If time allows, I will also talk about various other number theoretic polynomials, in particular polynomials with gcd powers a coefficients, and once again consider their irreducibility and zero distribution.
Let’s hope time allows!
Welcome Reception for interim President & Vice‑Chancellor Peter MacKinnon (Monday, 3:30pm, Sculpture Court, Dalhousie Arts Centre) — how many times is Dal gonna welcome this guy? (He was welcomed up in Truro on Friday.) Get to work already.
Living while Black: Criminalization, Exclusion and Human Rights (Monday, 6pm, Room 303, Student Union Building) — a discussion with speakers Robert Wright, El Jones, Tiffany Gordon, and moderator Isaac Saney.
From The Novel To The Essay: Dynamic and Generic Classification in Francophone Literatures – A reading of Emile Ollivier’s Repérages (Monday , 2:30pm, L181) — Awah Sidjeck from Memorial University will speak.
Sexual Violence Awareness Week (Monday 3pm to Friday 3pm) — information booths, workshops, lectures, and events.
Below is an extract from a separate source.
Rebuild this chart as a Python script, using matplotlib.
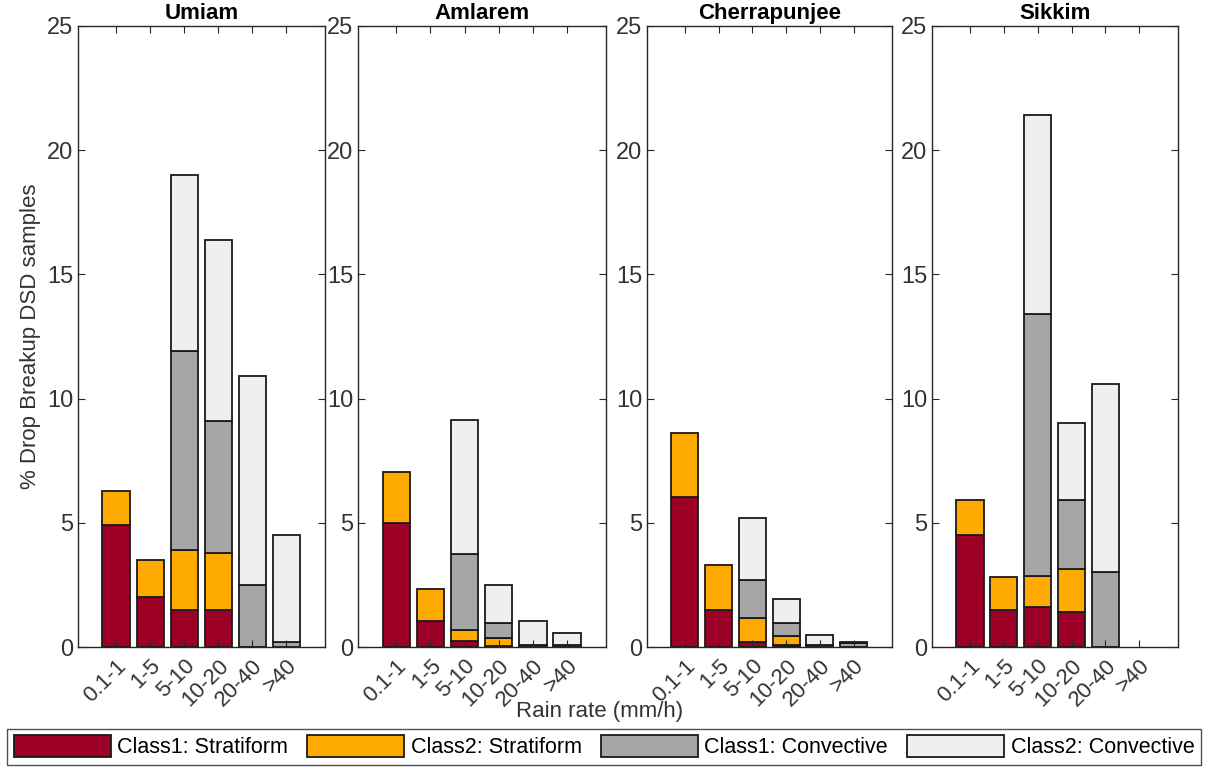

Info here.
The Impoverishment of Ethical Consciousness (Monday, 7pm, Halifax Central Library) — Argentine-Canadian anthologist, writer and translator Alberto Manguel will speak. Info here.
The Bayers Lake Mystery Walls (Tuesday, 7:30pm, Burke Theatre A) — Jonathan Fowler will talk.
In the harbour
The Tropic Hope, Maersk Penang, and Algoma Integrity were all supposed to arrive last night (17:00, 17:30, and 19:00 respectively). As of 06:30 this morning, however, Tropic Hope is anchored in St. Margarets Bay, and Maersk Penang and Algoma Integrity are under power but going nowhere about 40 kilometres south of the entrance of Halifax Harbour. I could speculate that there are weather delays or a lack of a pilot, but I don’t know what’s going on.
Time uncertain: Tropic Hope, container ship, arrives at Pier 42 from Philipsburg, St. Maarten
Time uncertain: Maersk Penang, container ship, arrives at Pier 41 from Montreal
Time uncertain: Algoma Integrity, bulker, arrives at National Gypsum from New York
14:00: APL Detroit, container ship, arrives at Berth TBD from Colombo, Sri Lanka
19:00: Delhi Highway, car carrier, arrives at Autoport from Emden, Germany
Be careful today. The sidewalks were quite icy last night.